The points from industry are set out as follows:
1. Global energy investors are watching UK closely as they make decisions on new & traditional investments…
-Vital the duration of the Investment Allowance (IA) – which enables companies to continue investing in UK North Sea during higher tax period – is also extended to 2028, or investment in energy security and low carbon developments will be lost;
-With strong competition for capital, global companies – responsible for much of the UK’s energy investment – can choose where to deploy their cash … Government must strike a careful balance to prevent flight of capital from the UK.
-New capital is also in short supply, and while energy companies are seeing higher returns at present, new projects need to be funded from existing cash flows and take many years to develop;
-IA should be extended to support development of CCS projects which require significant investment … with the additional benefit of extending life of existing North Sea infrastructure and producing further supplies of much-needed domestic oil and gas to support energy security.
2. Fiscal stability outweighs actual tax rate…
-Energy companies expect to pay higher taxes in times of higher profits but stable, predictable tax regime is crucial for investors to have confidence to deploy capital in UK.
-Frequent changes will push investment elsewhere e.g Norway has high headline tax rate but an investment allowance which enables investors to recycle capital from existing projects into new ones;
3. EPL is having a disproportionate impact on O&G independents
-Consideration must also be given to additional mitigations for independents which are at a greater disadvantage than majors who have global reach, as well as lucrative trading arms that aren’t subject to EPL;
-Such independents are responsible for significant proportion of current UKCS domestic production, and for planned investments in new production to support energy security, and low carbon developments, including CCS which is vital for UK Govt’s net zero goals.

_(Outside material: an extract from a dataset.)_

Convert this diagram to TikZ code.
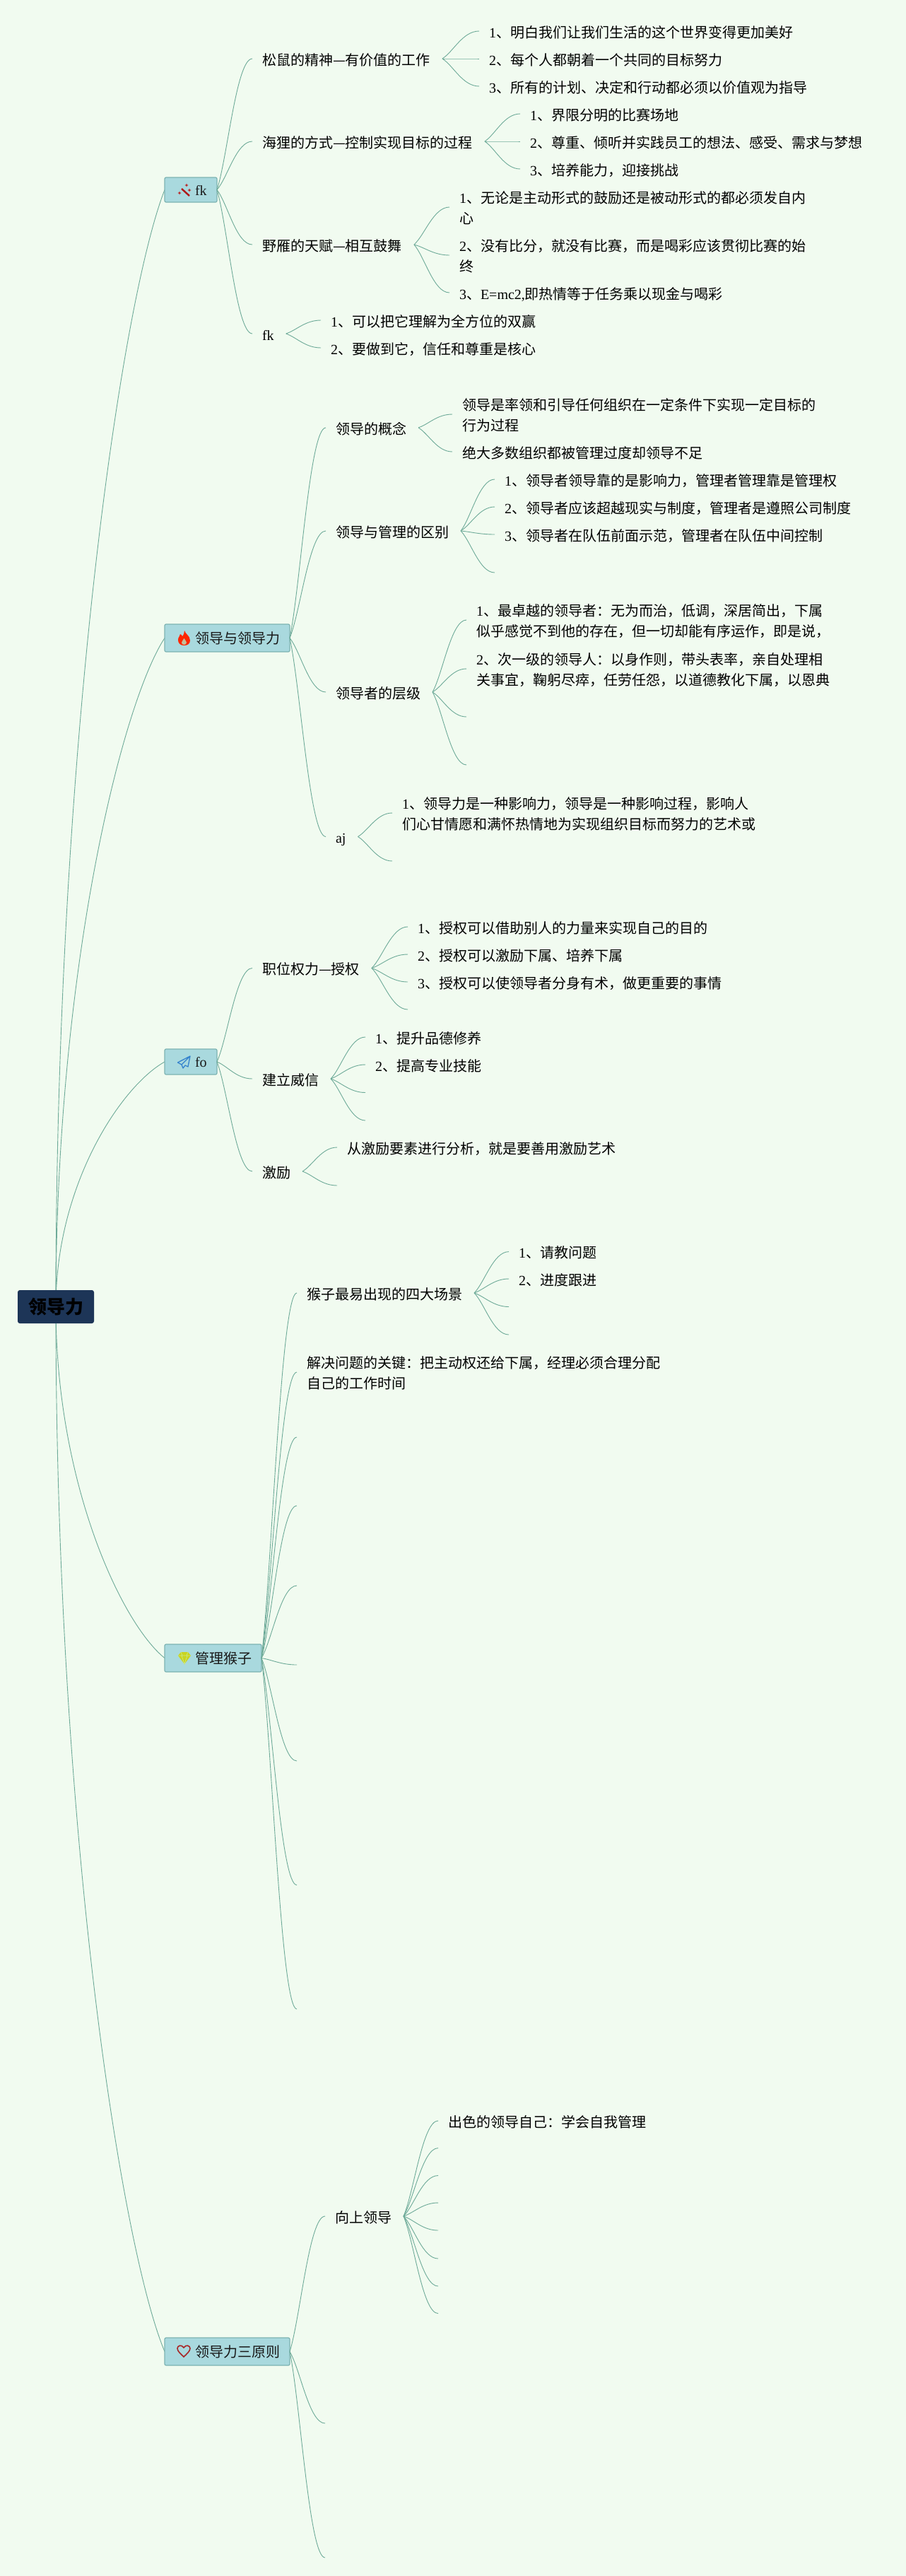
\documentclass[tikz,border=0pt]{standalone}
\usepackage{fontspec}
\setmainfont{Noto Sans CJK SC}
\newfontfamily\latfont{Liberation Serif}
\usetikzlibrary{calc,backgrounds}
\definecolor{pagebg}{HTML}{F1FBF0}
\definecolor{linkc}{HTML}{6DAA98}
\definecolor{topicfill}{HTML}{A9D9DE}
\definecolor{topicline}{HTML}{7DB3B2}
\definecolor{rootfill}{HTML}{1D3557}
\newcommand\lat[1]{{\latfont #1}}
\newcommand\mst{\vrule width 0pt height 23.6pt depth 5.4pt\relax}
\newcommand\oneln[1]{\hbox{\hskip14pt\mst #1\hskip17pt}}
\newcommand\twoln[2]{\vbox{\offinterlineskip\hbox{\hskip14pt\mst #1\hskip17pt}\hbox{\hskip14pt\mst #2\hskip17pt}}}
\newcommand\boxln[2]{\hbox to #1{\hskip43pt\vrule width 0pt height 17.6pt depth 2.4pt\relax #2\hfil}}
\newcommand\sbend[2]{\draw[link] let \p1=(#1),\p2=(#2),\n1={\x2-\x1},\n2={\y2-\y1} in
  (\x1,\y1) .. controls (\x1+0.3*\n1,\y1+0.25*\n2) and (\x1+0.55*\n1,\y2) .. (\x2,\y2);}
\newcommand\rbend[2]{\draw[link] let \p1=(#1),\p2=(#2),\n1={\x2-\x1},\n2={\y2-\y1} in
  (\x1,\y1) .. controls (\x1,\y1+0.5*\n2) and (\x1+0.6*\n1,\y1+0.9*\n2) .. (\x2,\y2);}
\tikzset{
  link/.style={draw=linkc,line width=0.9pt},
  txt/.style={inner sep=0pt,anchor=west,outer sep=0pt,font=\fontsize{20}{29}\selectfont,text=black},
  topic/.style={draw=topicline,fill=topicfill,line width=1.2pt,rounded corners=2pt,inner sep=0pt,anchor=west,outer sep=0pt,font=\fontsize{20}{29}\selectfont,text=black!90},
  rootbox/.style={fill=rootfill,rounded corners=3pt,inner sep=0pt,minimum width=108pt,minimum height=47pt,font=\fontsize{26}{30}\selectfont\bfseries,text=black}
}
\begin{document}
\begin{tikzpicture}[x=1pt,y=-1pt]
\useasboundingbox (0,0) rectangle (1282,3644);
\begin{scope}[on background layer]
\fill[pagebg] (0,0) rectangle (1282,3644);
\end{scope}
% root and topics
\node[rootbox] (root) at (79,1848.5) {领导力};
\node[topic,minimum height=35pt] (fk) at (233,268.5) {\boxln{74pt}{\lat{fk}}};
\node[topic,minimum height=39pt] (lead) at (233,902.5) {\boxln{177pt}{领导与领导力}};
\node[topic,minimum height=36pt] (fo) at (233,1502) {\boxln{74pt}{\lat{fo}}};
\node[topic,minimum height=39pt] (mon) at (233,2345.5) {\boxln{137pt}{管理猴子}};
\node[topic,minimum height=39pt] (rule) at (233,3326.5) {\boxln{177pt}{领导力三原则}};
% branch fk
\node[txt] (a1) at (357,83) {\oneln{松鼠的精神—有价值的工作}};
\node[txt] (a2) at (357,200) {\oneln{海狸的方式—控制实现目标的过程}};
\node[txt] (a3) at (357,346) {\oneln{野雁的天赋—相互鼓舞}};
\node[txt] (a4) at (357,472) {\oneln{\lat{fk}}};
\node[txt] (a11) at (678,44) {\oneln{\lat{1}、明白我们让我们生活的这个世界变得更加美好}};
\node[txt] (a12) at (678,83) {\oneln{\lat{2}、每个人都朝着一个共同的目标努力}};
\node[txt] (a13) at (678,122) {\oneln{\lat{3}、所有的计划、决定和行动都必须以价值观为指导}};
\node[txt] (a21) at (736,161) {\oneln{\lat{1}、界限分明的比赛场地}};
\node[txt] (a22) at (736,200) {\oneln{\lat{2}、尊重、倾听并实践员工的想法、感受、需求与梦想}};
\node[txt] (a23) at (736,239) {\oneln{\lat{3}、培养能力，迎接挑战}};
\node[txt] (a31) at (636,293) {\twoln{\lat{1}、无论是主动形式的鼓励还是被动形式的都必须发自内}{心}};
\node[txt] (a32) at (636,361) {\twoln{\lat{2}、没有比分，就没有比赛，而是喝彩应该贯彻比赛的始}{终}};
\node[txt] (a33) at (636,414) {\oneln{\lat{3}、\lat{E=mc2,}即热情等于任务乘以现金与喝彩}};
\node[txt] (a41) at (454,453) {\oneln{\lat{1}、可以把它理解为全方位的双赢}};
\node[txt] (a42) at (454,492) {\oneln{\lat{2}、要做到它，信任和尊重是核心}};
% branch lead
\node[txt] (b1) at (461,605) {\oneln{领导的概念}};
\node[txt] (b2) at (461,751) {\oneln{领导与管理的区别}};
\node[txt] (b3) at (461,979) {\oneln{领导者的层级}};
\node[txt] (b4) at (461,1183.5) {\oneln{\lat{aj}}};
\node[txt] (b11) at (640,586) {\twoln{领导是率领和引导任何组织在一定条件下实现一定目标的}{行为过程}};
\node[txt] (b12) at (640,639) {\oneln{绝大多数组织都被管理过度却领导不足}};
\node[txt] (b21) at (700,678) {\oneln{\lat{1}、领导者领导靠的是影响力，管理者管理靠是管理权}};
\node[txt] (b22) at (700,717) {\oneln{\lat{2}、领导者应该超越现实与制度，管理者是遵照公司制度}};
\node[txt] (b23) at (700,756) {\oneln{\lat{3}、领导者在队伍前面示范，管理者在队伍中间控制}};
\coordinate (b24) at (700,810);
\node[txt] (b31) at (660,877) {\twoln{\lat{1}、最卓越的领导者：无为而治，低调，深居简出，下属}{似乎感觉不到他的存在，但一切却能有序运作，即是说，}};
\node[txt] (b32) at (660,946) {\twoln{\lat{2}、次一级的领导人：以身作则，带头表率，亲自处理相}{关事宜，鞠躬尽瘁，任劳任怨，以道德教化下属，以恩典}};
\coordinate (b33) at (660,1014);
\coordinate (b34) at (660,1082);
\node[txt] (b41) at (555,1150) {\twoln{\lat{1}、领导力是一种影响力，领导是一种影响过程，影响人}{们心甘情愿和满怀热情地为实现组织目标而努力的艺术或}};
\coordinate (b42) at (555,1218);
% branch fo
\node[txt] (c1) at (357,1369.5) {\oneln{职位权力—授权}};
\node[txt] (c2) at (357,1526) {\oneln{建立威信}};
\node[txt] (c3) at (357,1657) {\oneln{激励}};
\node[txt] (c11) at (577,1311) {\oneln{\lat{1}、授权可以借助别人的力量来实现自己的目的}};
\node[txt] (c12) at (577,1350) {\oneln{\lat{2}、授权可以激励下属、培养下属}};
\node[txt] (c13) at (577,1389) {\oneln{\lat{3}、授权可以使领导者分身有术，做更重要的事情}};
\coordinate (c14) at (577,1428);
\node[txt] (c21) at (517,1467) {\oneln{\lat{1}、提升品德修养}};
\node[txt] (c22) at (517,1506) {\oneln{\lat{2}、提高专业技能}};
\coordinate (c23) at (517,1545.5);
\coordinate (c24) at (517,1585);
\node[txt] (c31) at (477,1623) {\oneln{从激励要素进行分析，就是要善用激励艺术}};
\coordinate (c32) at (477,1677);
% branch mon
\node[txt] (d1) at (420,1829) {\oneln{猴子最易出现的四大场景}};
\node[txt] (d2) at (420,1941) {\twoln{解决问题的关键：把主动权还给下属，经理必须合理分配}{自己的工作时间}};
\coordinate (d3) at (420,2033);
\coordinate (d4) at (420,2130);
\coordinate (d5) at (420,2243);
\coordinate (d6) at (420,2355);
\coordinate (d7) at (420,2491);
\coordinate (d8) at (420,2666.5);
\coordinate (d9) at (420,2842);
\node[txt] (d11) at (720,1770.6) {\oneln{\lat{1}、请教问题}};
\node[txt] (d12) at (720,1809) {\oneln{\lat{2}、进度跟进}};
\coordinate (d13) at (720,1848.5);
\coordinate (d14) at (720,1888);
% branch rule
\node[txt] (e1) at (460,3135) {\oneln{向上领导}};
\coordinate (e2) at (460,3428);
\coordinate (e3) at (460,3618);
\node[txt] (e11) at (620,3000) {\oneln{出色的领导自己：学会自我管理}};
\coordinate (e12) at (620,3038.6);
\coordinate (e13) at (620,3077.5);
\coordinate (e14) at (620,3116);
\coordinate (e15) at (620,3155);
\coordinate (e16) at (620,3195);
\coordinate (e17) at (620,3234);
\coordinate (e18) at (620,3272.6);
% connectors
\begin{scope}[on background layer]
\foreach \t in {fk,lead,fo,mon,rule} {\rbend{root.center}{\t.west}}
\end{scope}
\foreach \c in {a1,a2,a3,a4} {\sbend{fk.east}{\c.west}}
\foreach \c in {a11,a12,a13} {\sbend{a1.east}{\c.west}}
\foreach \c in {a21,a22,a23} {\sbend{a2.east}{\c.west}}
\foreach \c in {a31,a32,a33} {\sbend{a3.east}{\c.west}}
\foreach \c in {a41,a42} {\sbend{a4.east}{\c.west}}
\foreach \c in {b1,b2,b3,b4} {\sbend{lead.east}{\c.west}}
\foreach \c in {b11,b12} {\sbend{b1.east}{\c.west}}
\foreach \c in {b21,b22,b23} {\sbend{b2.east}{\c.west}}
\sbend{b2.east}{b24}
\foreach \c in {b31,b32} {\sbend{b3.east}{\c.west}}
\foreach \c in {b33,b34} {\sbend{b3.east}{\c}}
\sbend{b4.east}{b41.west}
\sbend{b4.east}{b42}
\foreach \c in {c1,c2,c3} {\sbend{fo.east}{\c.west}}
\foreach \c in {c11,c12,c13} {\sbend{c1.east}{\c.west}}
\sbend{c1.east}{c14}
\foreach \c in {c21,c22} {\sbend{c2.east}{\c.west}}
\foreach \c in {c23,c24} {\sbend{c2.east}{\c}}
\sbend{c3.east}{c31.west}
\sbend{c3.east}{c32}
\foreach \c in {d1,d2} {\sbend{mon.east}{\c.west}}
\foreach \c in {d3,d4,d5,d6,d7,d8,d9} {\sbend{mon.east}{\c}}
\foreach \c in {d11,d12} {\sbend{d1.east}{\c.west}}
\foreach \c in {d13,d14} {\sbend{d1.east}{\c}}
\sbend{rule.east}{e1.west}
\foreach \c in {e2,e3} {\sbend{rule.east}{\c}}
\sbend{e1.east}{e11.west}
\foreach \c in {e12,e13,e14,e15,e16,e17,e18} {\sbend{e1.east}{\c}}
% icons
\draw[line width=2.4pt,draw=red!65!black!90] (257,267) -- (268,277);
\foreach \p/\r in {254/273,264/262,268/269} {
  \fill[red!70!black!90] (\p,\r-2.6) -- (\p+0.7,\r-0.7) -- (\p+2.6,\r) -- (\p+0.7,\r+0.7) -- (\p,\r+2.6) -- (\p-0.7,\r+0.7) -- (\p-2.6,\r) -- (\p-0.7,\r-0.7) -- cycle;
}
\fill[orange!30!red] (261,892) .. controls (262,897) and (269,899) .. (269,906) .. controls (269,911) and (265,913) .. (260.5,913) .. controls (255,913) and (252,910) .. (252,905) .. controls (252,901) and (255,900) .. (255,897) .. controls (257,898) and (258,899) .. (258,900.5) .. controls (260,898) and (261,895) .. (261,892) -- cycle;
\fill[topicfill!70!orange] (260.5,903) .. controls (262,906) and (264,907) .. (264,909) .. controls (264,911) and (262,912) .. (260.5,912) .. controls (258.5,912) and (257,911) .. (257,909) .. controls (257,907) and (259,906) .. (260.5,903) -- cycle;
\draw[line width=1.3pt,draw=cyan!55!blue!85,line join=round] (269,1494) -- (251.5,1503) -- (257,1506) -- (259,1511) -- (262,1507) -- (266,1509) -- cycle (257,1506) -- (269,1494);
\fill[yellow!85!green!90!black] (252,2342) -- (256,2337) -- (266,2337) -- (270,2342) -- (261,2354) -- cycle;
\draw[line width=0.7pt,draw=topicfill!60!yellow] (252,2342) -- (270,2342) (257,2342) -- (261,2354) -- (265,2342) (256,2337) -- (258,2342) (266,2337) -- (264,2342);
\draw[line width=1.6pt,draw=red!60!black!85] (260,3334) .. controls (256,3330) and (251,3326) .. (251,3322) .. controls (251,3318) and (257,3316) .. (260,3321) .. controls (263,3316) and (269,3318) .. (269,3322) .. controls (269,3326) and (264,3330) .. (260,3334) -- cycle;
\end{tikzpicture}
\end{document}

4. Energy companies aren’t alone in being beneficiaries of higher commodity prices
-Treasury’s tax-take from the sector so far in 2022 up nearly 700% on 2021. Total 2022 tax take expected to be £12bn from oil and gas sector.
5. Extension of the EPL rate and duration must be the last changes at this time…
-Crucial that Treasury commits to making no further changes to industry tax rate in this period, so investment in long-term projects supporting UK energy security can move forward.
‘Drop in production and rise in decommissioning’
International banking firm Investec said that if the 10% windfall tax surge take place, then there could be a dire impact on business.
In a statement the company said: “Lower investment levels will lead to more rapid production declines, accelerated decommissioning – partly funded by the UK tax payer – with implications for the wider supply chain.”
It would also spur a great reliance on higher emissions imports, Investec said.
As it stands the UK already imports about 50% of its gas needs, historically via Norway and Qatar LNG.
Increasingly it has come from the US, which is usually more carbon intensive, around 7-8 times UK North Sea domestic gas production.
The profits of electricity generators are likely to be raided too, with reports of a possible 40% additional levy on “excess returns”.
According to analysis of Drax and Centrica, conducted by investment bank Jefferies, companies have already “priced in” the hit of any windfall tax.